Provided material:
•••

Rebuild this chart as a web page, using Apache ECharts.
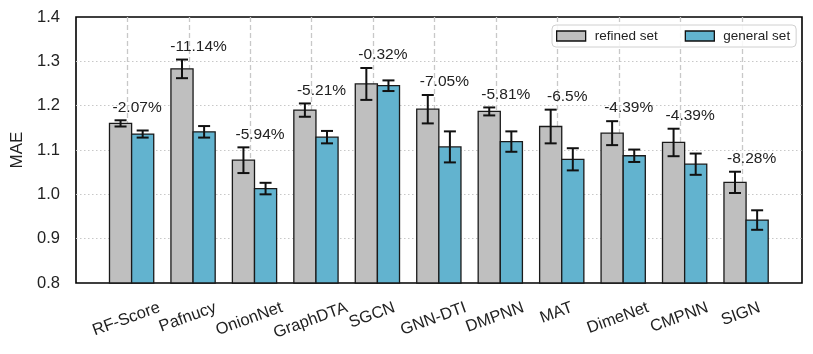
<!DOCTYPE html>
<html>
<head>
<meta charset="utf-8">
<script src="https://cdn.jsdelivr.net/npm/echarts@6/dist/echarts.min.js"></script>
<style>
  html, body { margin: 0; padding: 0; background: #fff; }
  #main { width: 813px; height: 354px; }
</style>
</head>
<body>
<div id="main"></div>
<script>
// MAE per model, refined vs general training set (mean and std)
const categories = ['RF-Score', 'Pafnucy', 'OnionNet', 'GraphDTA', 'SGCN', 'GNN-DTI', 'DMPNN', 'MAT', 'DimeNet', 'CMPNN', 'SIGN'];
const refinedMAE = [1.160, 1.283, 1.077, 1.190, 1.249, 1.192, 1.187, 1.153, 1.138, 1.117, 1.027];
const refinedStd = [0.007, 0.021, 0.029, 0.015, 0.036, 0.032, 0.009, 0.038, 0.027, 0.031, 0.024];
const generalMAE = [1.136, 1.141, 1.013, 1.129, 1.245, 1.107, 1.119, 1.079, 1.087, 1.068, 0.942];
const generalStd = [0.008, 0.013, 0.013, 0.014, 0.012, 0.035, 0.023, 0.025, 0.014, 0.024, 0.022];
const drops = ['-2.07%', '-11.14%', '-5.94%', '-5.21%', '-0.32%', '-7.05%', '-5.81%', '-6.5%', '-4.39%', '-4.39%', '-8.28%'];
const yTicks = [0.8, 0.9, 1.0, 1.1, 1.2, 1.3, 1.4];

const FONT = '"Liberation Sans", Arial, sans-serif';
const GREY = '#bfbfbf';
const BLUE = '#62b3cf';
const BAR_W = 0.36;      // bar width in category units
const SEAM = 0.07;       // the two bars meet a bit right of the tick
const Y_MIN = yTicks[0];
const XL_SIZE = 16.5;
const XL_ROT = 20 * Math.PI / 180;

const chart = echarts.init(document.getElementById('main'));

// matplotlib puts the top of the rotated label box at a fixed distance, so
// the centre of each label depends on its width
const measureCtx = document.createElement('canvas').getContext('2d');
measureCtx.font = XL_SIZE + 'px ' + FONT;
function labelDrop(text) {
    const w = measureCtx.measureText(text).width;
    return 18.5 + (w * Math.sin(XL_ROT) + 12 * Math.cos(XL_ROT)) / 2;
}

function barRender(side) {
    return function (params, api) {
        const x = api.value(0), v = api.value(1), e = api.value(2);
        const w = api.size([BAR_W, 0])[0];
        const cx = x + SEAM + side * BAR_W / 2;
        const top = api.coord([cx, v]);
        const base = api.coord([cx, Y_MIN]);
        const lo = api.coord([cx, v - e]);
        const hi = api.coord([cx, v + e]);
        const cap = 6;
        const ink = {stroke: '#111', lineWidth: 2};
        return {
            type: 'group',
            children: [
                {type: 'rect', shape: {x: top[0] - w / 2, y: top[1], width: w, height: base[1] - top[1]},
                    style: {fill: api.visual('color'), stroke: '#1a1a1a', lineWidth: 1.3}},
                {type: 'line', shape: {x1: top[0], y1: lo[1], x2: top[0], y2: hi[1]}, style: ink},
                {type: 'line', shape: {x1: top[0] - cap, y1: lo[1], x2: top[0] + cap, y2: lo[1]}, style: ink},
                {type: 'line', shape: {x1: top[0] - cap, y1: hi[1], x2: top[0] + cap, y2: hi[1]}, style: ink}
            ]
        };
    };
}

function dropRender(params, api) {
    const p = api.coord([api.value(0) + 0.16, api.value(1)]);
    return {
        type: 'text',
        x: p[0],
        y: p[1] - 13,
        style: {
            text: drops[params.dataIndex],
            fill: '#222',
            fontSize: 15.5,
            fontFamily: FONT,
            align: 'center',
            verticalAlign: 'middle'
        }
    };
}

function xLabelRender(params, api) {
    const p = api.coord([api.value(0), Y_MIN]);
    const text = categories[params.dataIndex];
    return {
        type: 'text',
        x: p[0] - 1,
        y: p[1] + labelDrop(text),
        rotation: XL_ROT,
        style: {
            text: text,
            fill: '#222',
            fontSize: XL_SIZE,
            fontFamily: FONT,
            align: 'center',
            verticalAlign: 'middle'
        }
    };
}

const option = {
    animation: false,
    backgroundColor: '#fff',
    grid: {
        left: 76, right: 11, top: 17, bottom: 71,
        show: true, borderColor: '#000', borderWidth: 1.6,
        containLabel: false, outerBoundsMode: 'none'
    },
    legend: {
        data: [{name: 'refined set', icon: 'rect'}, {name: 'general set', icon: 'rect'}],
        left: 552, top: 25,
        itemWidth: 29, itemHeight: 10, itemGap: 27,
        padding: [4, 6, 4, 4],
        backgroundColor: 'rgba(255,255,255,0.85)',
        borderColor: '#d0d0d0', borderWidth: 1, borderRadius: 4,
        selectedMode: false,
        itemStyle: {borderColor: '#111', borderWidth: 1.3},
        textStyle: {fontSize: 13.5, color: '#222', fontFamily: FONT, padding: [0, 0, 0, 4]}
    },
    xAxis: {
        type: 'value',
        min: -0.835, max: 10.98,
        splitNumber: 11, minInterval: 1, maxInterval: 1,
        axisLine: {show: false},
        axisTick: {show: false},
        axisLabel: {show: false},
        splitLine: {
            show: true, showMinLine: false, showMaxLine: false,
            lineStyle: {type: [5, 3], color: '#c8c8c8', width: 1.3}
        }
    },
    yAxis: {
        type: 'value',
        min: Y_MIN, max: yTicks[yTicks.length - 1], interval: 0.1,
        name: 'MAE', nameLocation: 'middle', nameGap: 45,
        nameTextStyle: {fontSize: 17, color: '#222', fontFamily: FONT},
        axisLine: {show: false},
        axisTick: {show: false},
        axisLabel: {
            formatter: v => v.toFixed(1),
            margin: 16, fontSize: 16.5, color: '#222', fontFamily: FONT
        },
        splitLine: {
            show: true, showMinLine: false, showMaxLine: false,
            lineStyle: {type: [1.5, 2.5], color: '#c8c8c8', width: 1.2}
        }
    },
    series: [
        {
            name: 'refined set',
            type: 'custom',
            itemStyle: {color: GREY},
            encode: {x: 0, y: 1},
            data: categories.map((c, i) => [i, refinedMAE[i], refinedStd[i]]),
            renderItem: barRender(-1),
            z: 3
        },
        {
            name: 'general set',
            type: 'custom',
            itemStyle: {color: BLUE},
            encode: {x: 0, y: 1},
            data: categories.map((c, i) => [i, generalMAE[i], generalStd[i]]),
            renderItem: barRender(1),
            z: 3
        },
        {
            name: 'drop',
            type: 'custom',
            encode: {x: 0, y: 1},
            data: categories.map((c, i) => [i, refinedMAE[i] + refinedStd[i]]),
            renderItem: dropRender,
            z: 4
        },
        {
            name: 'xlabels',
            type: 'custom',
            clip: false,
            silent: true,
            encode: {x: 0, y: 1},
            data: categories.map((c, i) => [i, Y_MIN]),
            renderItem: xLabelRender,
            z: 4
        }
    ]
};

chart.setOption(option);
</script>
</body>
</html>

•••

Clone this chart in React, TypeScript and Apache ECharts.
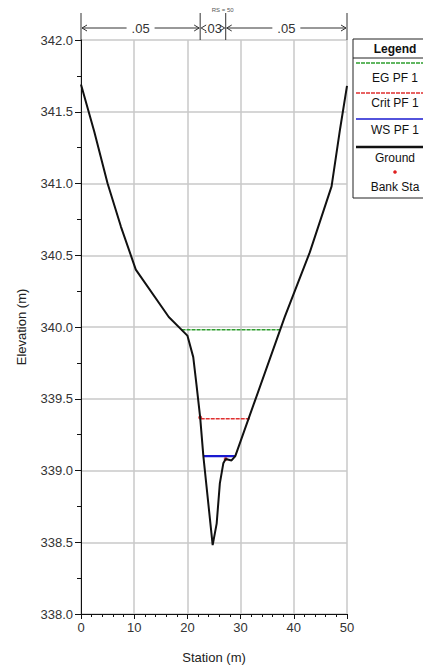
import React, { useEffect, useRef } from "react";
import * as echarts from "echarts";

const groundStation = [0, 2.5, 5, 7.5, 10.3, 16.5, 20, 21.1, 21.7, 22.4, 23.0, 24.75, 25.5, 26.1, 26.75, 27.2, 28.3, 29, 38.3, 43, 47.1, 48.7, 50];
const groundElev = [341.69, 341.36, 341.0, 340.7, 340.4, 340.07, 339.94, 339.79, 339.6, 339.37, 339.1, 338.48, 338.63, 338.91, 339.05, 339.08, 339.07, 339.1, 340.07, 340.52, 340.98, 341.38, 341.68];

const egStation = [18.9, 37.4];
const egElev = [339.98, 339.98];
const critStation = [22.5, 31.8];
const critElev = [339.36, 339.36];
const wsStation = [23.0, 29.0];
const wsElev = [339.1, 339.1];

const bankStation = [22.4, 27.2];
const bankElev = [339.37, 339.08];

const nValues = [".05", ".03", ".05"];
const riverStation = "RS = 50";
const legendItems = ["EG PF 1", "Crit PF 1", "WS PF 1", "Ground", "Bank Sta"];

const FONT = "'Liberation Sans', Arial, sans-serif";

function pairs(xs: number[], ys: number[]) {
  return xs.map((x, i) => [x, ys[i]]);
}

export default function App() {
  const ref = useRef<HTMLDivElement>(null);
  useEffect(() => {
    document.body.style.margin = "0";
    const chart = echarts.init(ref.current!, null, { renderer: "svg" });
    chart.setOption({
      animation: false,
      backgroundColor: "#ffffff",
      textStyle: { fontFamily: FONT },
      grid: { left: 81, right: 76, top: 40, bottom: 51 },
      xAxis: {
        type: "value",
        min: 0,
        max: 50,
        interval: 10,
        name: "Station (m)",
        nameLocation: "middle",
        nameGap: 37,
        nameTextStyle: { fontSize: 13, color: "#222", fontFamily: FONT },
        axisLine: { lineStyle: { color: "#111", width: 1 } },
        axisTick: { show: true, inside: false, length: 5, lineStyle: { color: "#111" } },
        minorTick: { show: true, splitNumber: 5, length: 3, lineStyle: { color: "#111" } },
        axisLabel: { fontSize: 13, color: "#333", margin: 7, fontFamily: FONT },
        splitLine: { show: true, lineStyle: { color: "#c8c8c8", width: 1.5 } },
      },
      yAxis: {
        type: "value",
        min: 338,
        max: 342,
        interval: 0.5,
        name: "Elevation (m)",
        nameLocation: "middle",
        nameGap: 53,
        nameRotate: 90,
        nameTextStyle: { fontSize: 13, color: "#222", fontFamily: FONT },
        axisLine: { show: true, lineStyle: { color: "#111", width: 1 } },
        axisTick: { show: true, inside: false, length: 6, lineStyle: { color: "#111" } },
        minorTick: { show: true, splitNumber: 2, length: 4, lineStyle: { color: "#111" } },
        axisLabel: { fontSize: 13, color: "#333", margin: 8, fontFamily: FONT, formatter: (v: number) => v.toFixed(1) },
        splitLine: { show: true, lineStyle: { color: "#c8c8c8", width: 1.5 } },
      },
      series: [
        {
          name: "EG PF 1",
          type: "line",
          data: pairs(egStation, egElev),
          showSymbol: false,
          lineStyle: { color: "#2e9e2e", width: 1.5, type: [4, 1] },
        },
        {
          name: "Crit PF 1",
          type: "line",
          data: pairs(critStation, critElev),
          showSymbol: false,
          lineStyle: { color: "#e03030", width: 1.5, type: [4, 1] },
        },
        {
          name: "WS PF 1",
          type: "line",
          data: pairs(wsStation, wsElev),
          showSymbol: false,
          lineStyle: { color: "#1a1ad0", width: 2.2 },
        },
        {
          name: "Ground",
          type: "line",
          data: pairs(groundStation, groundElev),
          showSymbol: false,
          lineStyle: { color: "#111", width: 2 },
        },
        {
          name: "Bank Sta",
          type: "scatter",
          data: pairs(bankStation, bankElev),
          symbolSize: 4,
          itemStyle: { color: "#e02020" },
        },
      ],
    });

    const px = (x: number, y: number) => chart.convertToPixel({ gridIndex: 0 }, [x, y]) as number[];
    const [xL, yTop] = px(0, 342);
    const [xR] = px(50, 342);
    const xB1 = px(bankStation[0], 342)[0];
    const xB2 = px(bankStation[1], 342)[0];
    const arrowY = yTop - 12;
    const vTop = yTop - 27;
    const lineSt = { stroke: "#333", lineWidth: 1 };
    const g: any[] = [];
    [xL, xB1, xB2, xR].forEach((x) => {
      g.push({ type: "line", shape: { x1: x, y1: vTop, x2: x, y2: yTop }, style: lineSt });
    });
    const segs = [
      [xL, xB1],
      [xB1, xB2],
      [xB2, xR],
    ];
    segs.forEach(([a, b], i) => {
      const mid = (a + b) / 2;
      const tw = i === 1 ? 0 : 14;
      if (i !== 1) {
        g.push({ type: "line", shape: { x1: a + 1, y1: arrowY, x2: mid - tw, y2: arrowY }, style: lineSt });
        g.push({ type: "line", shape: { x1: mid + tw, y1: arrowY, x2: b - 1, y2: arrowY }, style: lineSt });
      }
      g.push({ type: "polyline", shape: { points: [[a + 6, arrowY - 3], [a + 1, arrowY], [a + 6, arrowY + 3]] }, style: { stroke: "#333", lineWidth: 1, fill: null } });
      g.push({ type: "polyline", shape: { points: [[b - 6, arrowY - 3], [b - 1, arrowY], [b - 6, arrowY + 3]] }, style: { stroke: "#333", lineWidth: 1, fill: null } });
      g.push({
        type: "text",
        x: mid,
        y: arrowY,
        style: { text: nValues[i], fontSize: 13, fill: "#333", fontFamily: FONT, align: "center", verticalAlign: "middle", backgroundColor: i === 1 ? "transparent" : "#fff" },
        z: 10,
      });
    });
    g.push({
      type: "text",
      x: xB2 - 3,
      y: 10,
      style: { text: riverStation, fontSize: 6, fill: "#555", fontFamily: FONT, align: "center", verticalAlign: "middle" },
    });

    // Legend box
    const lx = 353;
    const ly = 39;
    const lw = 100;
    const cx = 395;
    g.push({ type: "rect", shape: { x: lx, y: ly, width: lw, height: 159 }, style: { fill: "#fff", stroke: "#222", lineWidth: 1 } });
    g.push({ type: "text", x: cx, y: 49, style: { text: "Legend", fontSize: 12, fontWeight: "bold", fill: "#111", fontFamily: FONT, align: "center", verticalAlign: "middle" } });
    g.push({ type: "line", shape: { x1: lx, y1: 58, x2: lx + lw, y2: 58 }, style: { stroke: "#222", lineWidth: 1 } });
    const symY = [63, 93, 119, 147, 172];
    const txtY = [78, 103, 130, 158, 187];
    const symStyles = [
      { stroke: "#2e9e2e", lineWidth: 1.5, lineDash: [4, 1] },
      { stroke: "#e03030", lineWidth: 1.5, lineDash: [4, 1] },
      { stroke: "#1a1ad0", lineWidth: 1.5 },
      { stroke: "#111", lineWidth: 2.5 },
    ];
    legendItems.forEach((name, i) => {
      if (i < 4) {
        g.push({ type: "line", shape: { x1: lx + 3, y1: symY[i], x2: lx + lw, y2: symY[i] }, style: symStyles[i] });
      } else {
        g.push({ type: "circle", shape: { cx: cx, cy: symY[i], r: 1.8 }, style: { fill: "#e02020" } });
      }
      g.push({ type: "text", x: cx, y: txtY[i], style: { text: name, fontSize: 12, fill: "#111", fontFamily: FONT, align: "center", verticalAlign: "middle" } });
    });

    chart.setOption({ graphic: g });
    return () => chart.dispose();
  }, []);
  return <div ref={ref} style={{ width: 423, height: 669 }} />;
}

•••

Set problem: Output nothing except the lines from the one containing "Clone this chart" through the one containing "340.98, 341.38, 341.68];", both kept, with the pictures removed.

Result:
Clone this chart in React, TypeScript and Apache ECharts.
import React, { useEffect, useRef } from "react";
import * as echarts from "echarts";

const groundStation = [0, 2.5, 5, 7.5, 10.3, 16.5, 20, 21.1, 21.7, 22.4, 23.0, 24.75, 25.5, 26.1, 26.75, 27.2, 28.3, 29, 38.3, 43, 47.1, 48.7, 50];
const groundElev = [341.69, 341.36, 341.0, 340.7, 340.4, 340.07, 339.94, 339.79, 339.6, 339.37, 339.1, 338.48, 338.63, 338.91, 339.05, 339.08, 339.07, 339.1, 340.07, 340.52, 340.98, 341.38, 341.68];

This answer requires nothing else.